Aim of the exercise >> From the records below, copy every line that contains the word "chart".
--- BEGIN Input for this task ---
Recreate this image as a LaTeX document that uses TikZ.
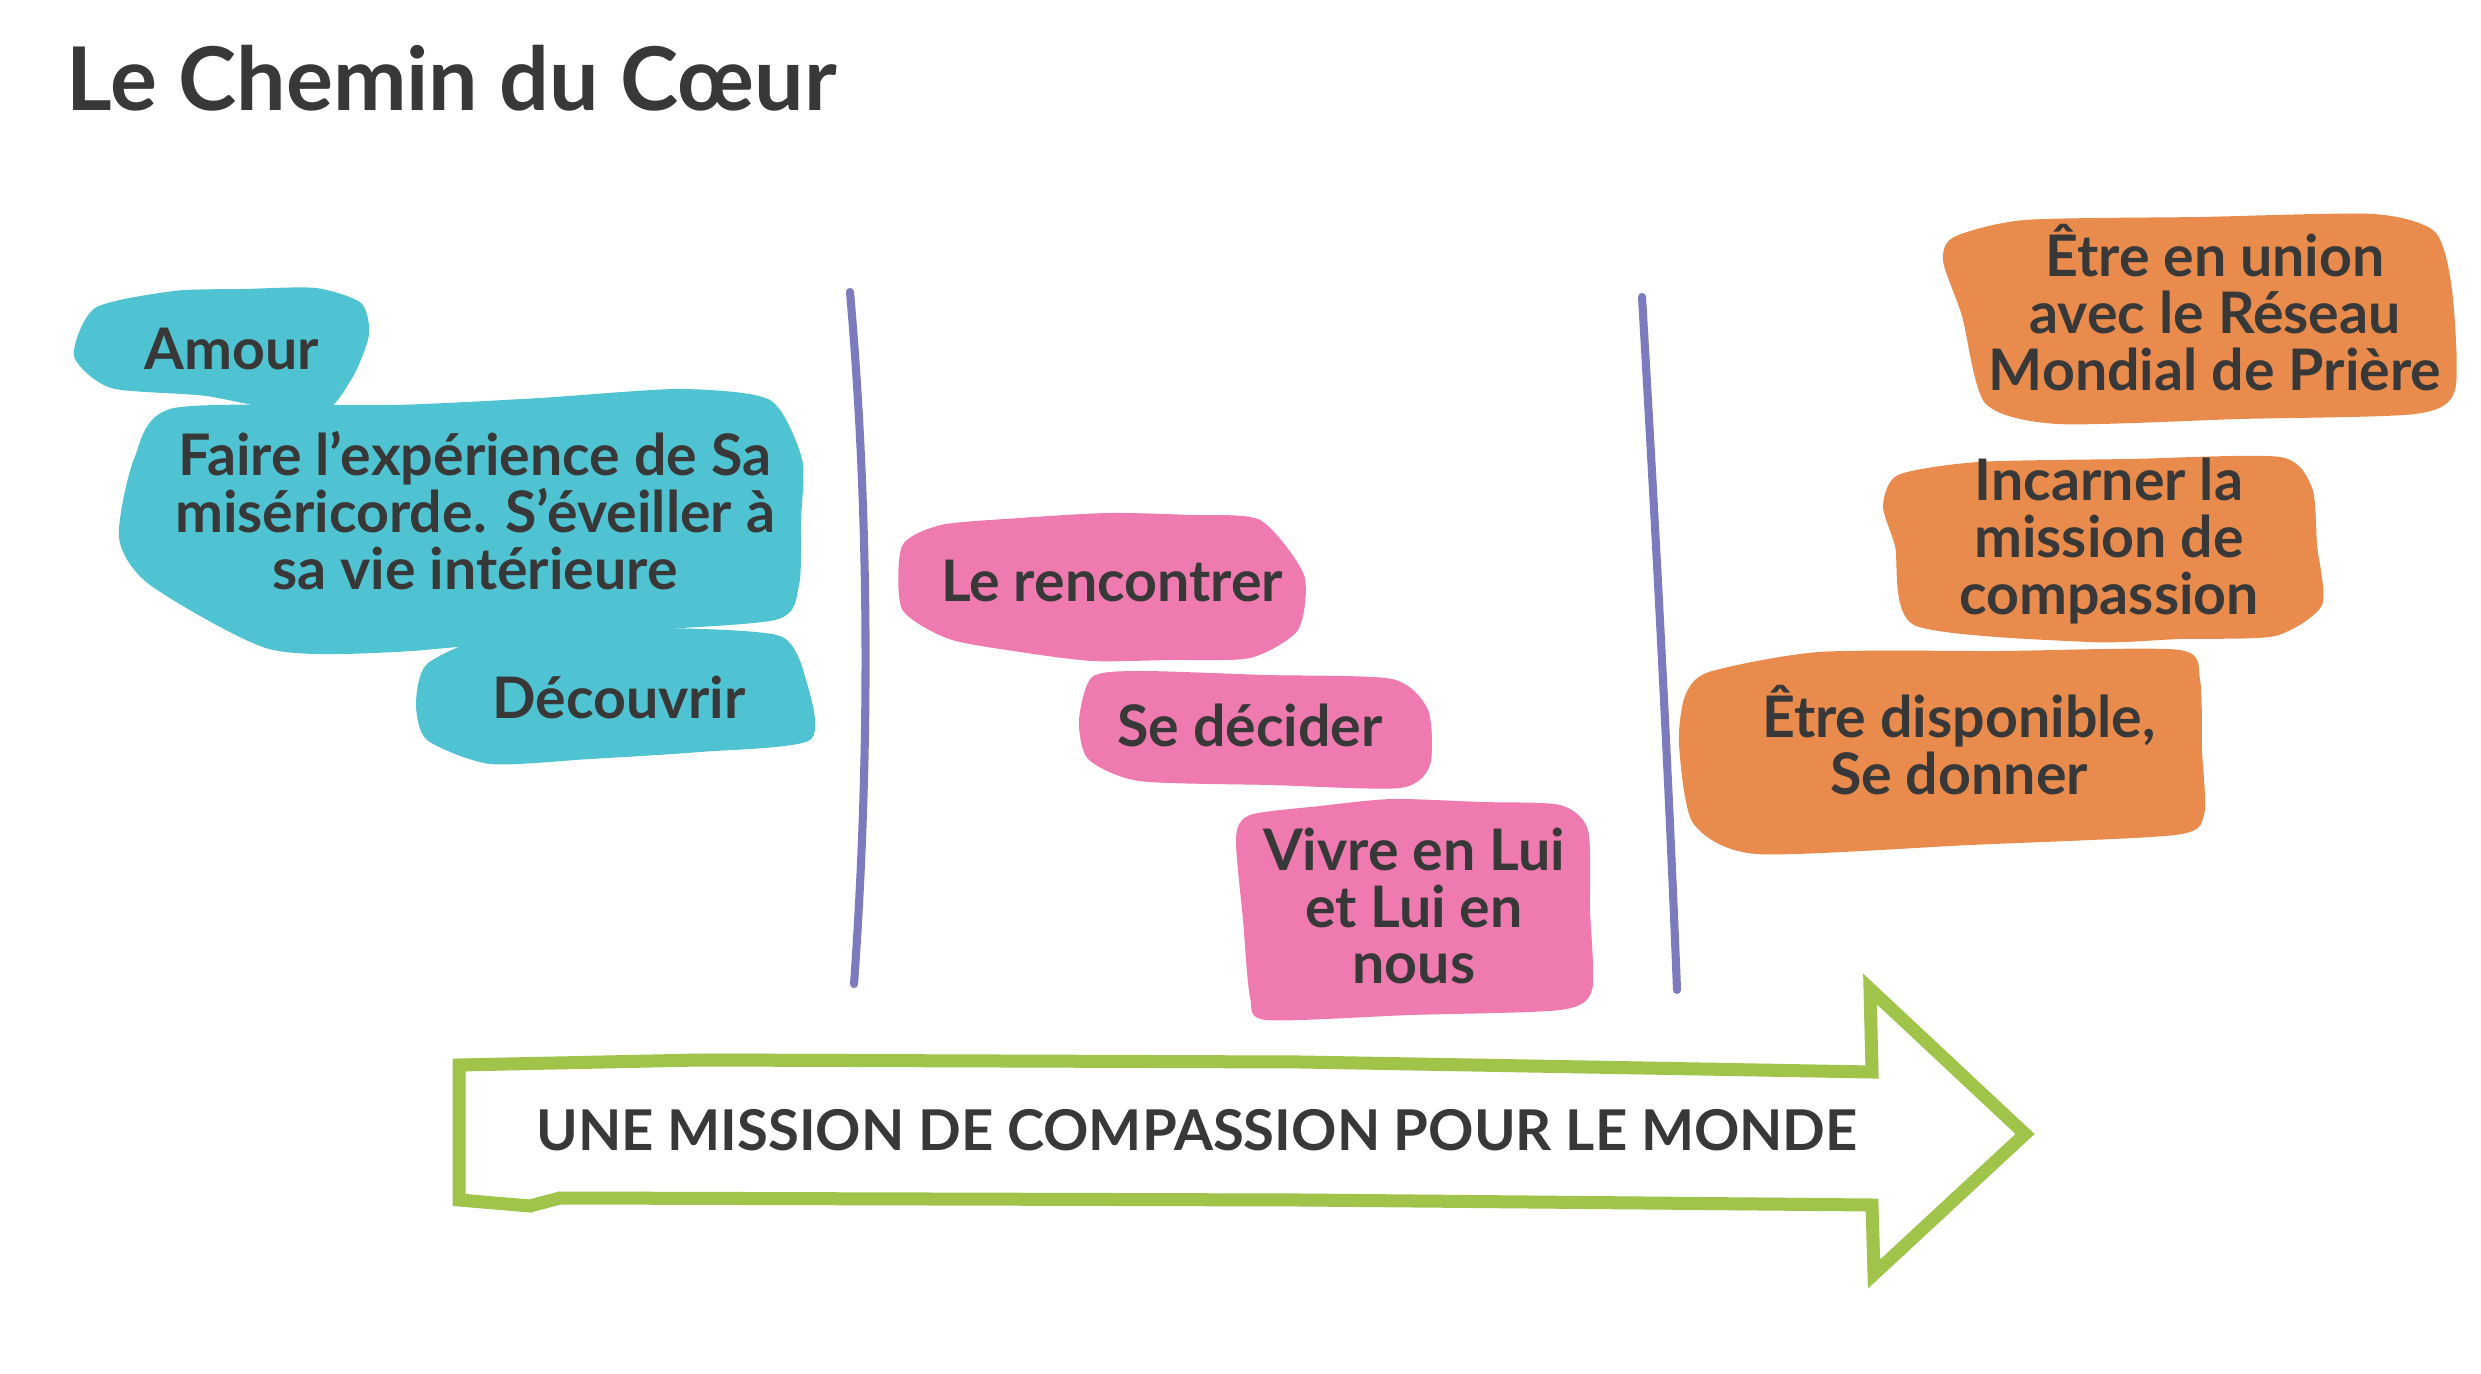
--- END Input for this task ---
--- BEGIN Input for this task ---
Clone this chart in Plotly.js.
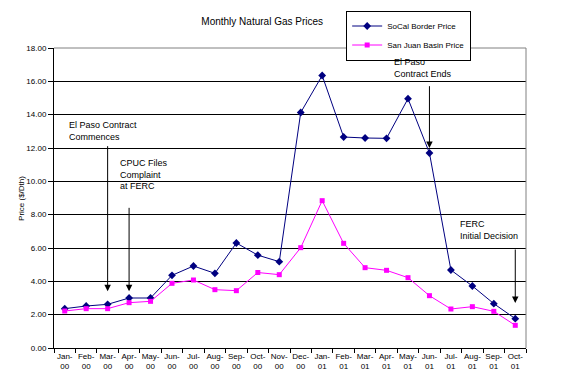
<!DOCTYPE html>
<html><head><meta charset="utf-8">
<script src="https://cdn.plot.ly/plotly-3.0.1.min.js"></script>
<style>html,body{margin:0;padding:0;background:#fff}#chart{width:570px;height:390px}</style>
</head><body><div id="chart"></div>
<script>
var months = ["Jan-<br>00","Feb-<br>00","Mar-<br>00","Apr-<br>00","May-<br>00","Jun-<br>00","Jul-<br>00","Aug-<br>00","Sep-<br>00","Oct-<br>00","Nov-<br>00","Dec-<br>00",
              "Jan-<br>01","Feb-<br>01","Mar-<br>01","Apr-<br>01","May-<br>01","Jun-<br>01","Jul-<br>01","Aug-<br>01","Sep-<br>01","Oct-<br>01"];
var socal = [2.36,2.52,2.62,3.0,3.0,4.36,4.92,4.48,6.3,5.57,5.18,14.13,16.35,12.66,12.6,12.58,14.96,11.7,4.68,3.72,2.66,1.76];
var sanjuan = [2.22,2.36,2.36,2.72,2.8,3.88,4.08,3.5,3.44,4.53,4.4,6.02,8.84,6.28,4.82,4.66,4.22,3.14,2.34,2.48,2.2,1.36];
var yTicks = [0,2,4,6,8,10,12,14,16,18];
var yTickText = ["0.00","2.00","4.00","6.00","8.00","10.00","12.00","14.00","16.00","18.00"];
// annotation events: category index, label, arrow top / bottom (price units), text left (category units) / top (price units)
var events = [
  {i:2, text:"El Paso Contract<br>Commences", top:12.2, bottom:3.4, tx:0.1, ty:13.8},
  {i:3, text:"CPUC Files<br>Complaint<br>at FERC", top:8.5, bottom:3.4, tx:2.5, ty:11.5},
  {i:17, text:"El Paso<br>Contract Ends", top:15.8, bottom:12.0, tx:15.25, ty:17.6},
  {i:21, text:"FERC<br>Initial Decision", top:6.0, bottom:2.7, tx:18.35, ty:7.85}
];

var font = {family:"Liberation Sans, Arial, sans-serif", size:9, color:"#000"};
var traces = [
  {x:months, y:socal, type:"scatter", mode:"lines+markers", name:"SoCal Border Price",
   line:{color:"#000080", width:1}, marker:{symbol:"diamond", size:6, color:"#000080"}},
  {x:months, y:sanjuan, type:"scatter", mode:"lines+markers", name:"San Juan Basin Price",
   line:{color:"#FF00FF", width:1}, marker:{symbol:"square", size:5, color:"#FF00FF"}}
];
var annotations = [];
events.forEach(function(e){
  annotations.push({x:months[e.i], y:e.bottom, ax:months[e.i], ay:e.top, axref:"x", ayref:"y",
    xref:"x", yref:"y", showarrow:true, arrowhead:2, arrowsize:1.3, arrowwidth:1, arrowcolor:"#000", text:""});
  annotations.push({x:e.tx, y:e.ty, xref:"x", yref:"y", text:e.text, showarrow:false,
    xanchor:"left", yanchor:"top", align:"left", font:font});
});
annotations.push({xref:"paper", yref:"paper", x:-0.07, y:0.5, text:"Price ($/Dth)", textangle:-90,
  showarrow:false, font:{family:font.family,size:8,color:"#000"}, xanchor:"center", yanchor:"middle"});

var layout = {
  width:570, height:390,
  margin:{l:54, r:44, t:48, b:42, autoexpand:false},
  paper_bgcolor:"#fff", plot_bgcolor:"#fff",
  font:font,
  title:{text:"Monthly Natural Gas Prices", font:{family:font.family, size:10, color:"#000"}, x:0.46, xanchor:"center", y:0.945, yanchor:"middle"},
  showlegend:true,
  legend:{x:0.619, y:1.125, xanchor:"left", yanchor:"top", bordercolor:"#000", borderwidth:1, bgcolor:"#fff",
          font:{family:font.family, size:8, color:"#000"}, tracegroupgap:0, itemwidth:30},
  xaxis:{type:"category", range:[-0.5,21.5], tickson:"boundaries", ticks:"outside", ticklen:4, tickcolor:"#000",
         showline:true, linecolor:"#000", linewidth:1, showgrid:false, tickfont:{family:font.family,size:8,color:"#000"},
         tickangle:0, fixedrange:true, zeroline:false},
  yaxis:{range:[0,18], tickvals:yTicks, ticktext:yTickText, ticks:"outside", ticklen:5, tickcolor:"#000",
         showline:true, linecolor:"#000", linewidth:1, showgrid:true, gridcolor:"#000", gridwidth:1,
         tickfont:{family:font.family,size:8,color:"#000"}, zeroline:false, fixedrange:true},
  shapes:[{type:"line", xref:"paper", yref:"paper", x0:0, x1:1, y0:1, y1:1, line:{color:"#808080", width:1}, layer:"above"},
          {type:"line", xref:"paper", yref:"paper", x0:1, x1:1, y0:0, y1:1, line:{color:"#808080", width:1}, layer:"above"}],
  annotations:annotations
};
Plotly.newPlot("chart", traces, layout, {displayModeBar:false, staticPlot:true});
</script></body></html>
--- END Input for this task ---
Problem solution >>
Clone this chart in Plotly.js.
<style>html,body{margin:0;padding:0;background:#fff}#chart{width:570px;height:390px}</style>
</head><body><div id="chart"></div>
Plotly.newPlot("chart", traces, layout, {displayModeBar:false, staticPlot:true});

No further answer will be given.